Hold a level across the surface of the tiles to verify that they are even. If uneven, tap the tiles with a rubber mallet to level them.

Install one more tile to the left and right of those two tiles, inserting spacers between each one and then checking to make sure all tiles are level. Continue installing tiles in this manner until you have reached both ends of the wall. Start a second row, tiling in the same manner and inserting spacers below and between the tiles for proper spacing.

Measure perimeter tiles by holding them up to the wall so that one side touches the end of the wall and the other side overlaps the last fill tile installed on the row. Insert two spacers between the tile and the wall. Mark the tile where it overlaps and cut along that line with a wet saw.

Measure tiles to fit around fixtures in the same manner, then nip the excess tile away to create curves or L-shaped cuts. For circular cuts in the middle of the tile, cover the approximate area with masking tape and mark the hole on the tile by holding it up to the fixture and tracing around it. Cut the hole 1/4-inch wider than your traced mark using a tile cutting bit attached to a drill. Remove the masking tape. Install cut tiles just as you did the full-sized tiles.

Continue installing rows in this manner until you have one wall complete. Cut the perimeter tiles for each row as you come to them. Your wall is not perfectly straight all the way up and cutting them all at once results in excess waste.

Leave the thinset to cure for 24 hours. Avoid showering, bathing or splashing water on the wall during this time. Leave the plastic sheeting in place.

Remove the spacers and discard. Prepare a bucket of fresh water and drop the sponge into it. Mix a batch of grout according to the manufacturer's instructions.

Lift a dollop of grout with the rubber grout float. Hold the float at a 45-degree angle to the tiles and drag it diagonally across the gaps between the tiles. Fill in the gaps around one tile and wipe the surface of that tile with the damp sponge. Avoid grouting at the wall corners, immediately around bathroom fixtures and between the bathtub or shower and the start of the tiles.

Continue grouting tiles in this manner for 20 minutes, then change the water in the sponge bucket and wipe down all the tiles you grouted again. This removes any haze before it dries on the tiles. After removing the haze, continue grouting and wiping tiles for 20 more minutes, then repeat this process.

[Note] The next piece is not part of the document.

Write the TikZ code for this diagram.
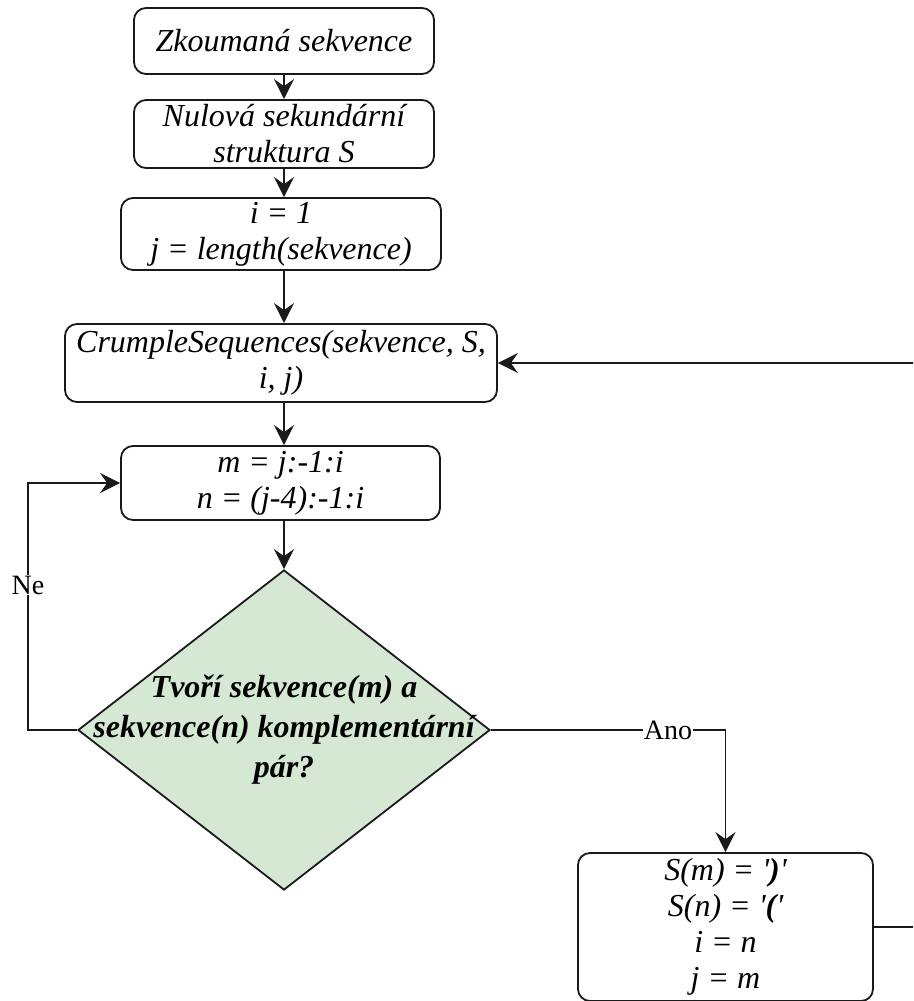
\documentclass[tikz,border=0pt]{standalone}
\usepackage{fontspec}
\setmainfont{Liberation Serif}
\usetikzlibrary{shapes.geometric,arrows.meta}
\definecolor{dfill}{HTML}{D5E8D4}
\definecolor{lc}{HTML}{1A1A1A}
\begin{document}
\begin{tikzpicture}[x=1pt,y=-1pt,
  box/.style={draw=lc, line width=1.8pt, rounded corners=12pt, align=center, inner sep=0pt, font=\fontsize{32}{36}\selectfont\itshape},
  conn/.style={draw=lc, line width=1.8pt},
  arr/.style={conn, -{Stealth[length=20pt,width=20pt,inset=7pt]}},
  lbl/.style={fill=white, inner sep=1pt, font=\fontsize{28}{32}\selectfont}]
\useasboundingbox (0,0) rectangle (913,1001);
\clip (0,0) rectangle (913,1001);
\node[box, minimum width=300pt, minimum height=66pt] (b1) at (284,41) {Zkoumaná sekvence};
\node[box, minimum width=300pt, minimum height=68pt] (b2) at (284,134) {Nulová sekundární\\struktura S};
\node[box, minimum width=320pt, minimum height=72pt] (b3) at (281,234) {i = 1\\j = length(sekvence)};
\node[box, minimum width=432pt, minimum height=78pt] (b4) at (281,363) {CrumpleSequences(sekvence, S,\\i, j)};
\node[box, minimum width=319pt, minimum height=74pt] (b5) at (280.5,483) {m = j:-1:i\\n = (j-4):-1:i};
\node[diamond, draw=lc, fill=dfill, line width=1.8pt, minimum width=412pt, minimum height=320pt, inner sep=0pt] (d) at (284,730) {};
\node[font=\fontsize{32}{40}\selectfont\bfseries\itshape, align=center, inner sep=0pt] (dt) at (d.center) {Tvoří sekvence(m) a\\sekvence(n) komplementární\\pár?};
\node[box, minimum width=295pt, minimum height=148pt] (b6) at (725.5,927) {S(m) = \textquotesingle\textbf{)}\textquotesingle\\S(n) = \textquotesingle\textbf{(}\textquotesingle\\i = n\\j = m};
\coordinate (ne) at (28,730);
\coordinate (rt) at (945,0);
\draw[arr] (b1.south) -- (b2.north);
\draw[arr] (b2.south) -- (b3.north -| b2.south);
\draw[arr] (b3.south -| b1.south) -- (b4.north -| b1.south);
\draw[arr] (b4.south -| b1.south) -- (b5.north -| b1.south);
\draw[arr] (b5.south -| d.north) -- (d.north);
\draw[arr] (d.west) -- (ne) |- (b5.west);
\node[lbl] (lne) at (28,585) {Ne};
\draw[arr] (d.east) -| (b6.north);
\node[lbl] (lano) at (668,730) {Ano};
\draw[arr] (b6.east) -- (b6.east -| rt) -- (b4.east -| rt) -- (b4.east);
\end{tikzpicture}
\end{document}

Leave the grout to cure for 24 hours. Once cured, caulk between the tiles and bathtub or shower, around bathroom fixtures and at the corners between walls. Remove the plastic sheeting and masking tape. Leave the caulk to cure according to the manufacturer's instructions.

Things You Will Need

Tips

  • Use your finger to pack grout into areas where the float will not fit.
  • Buff off dried-on grout haze with a clean, dry sponge.
  • Cut out sections of the wall instead of removing individual tiles if you intend to replace the wall behind the tiles as well.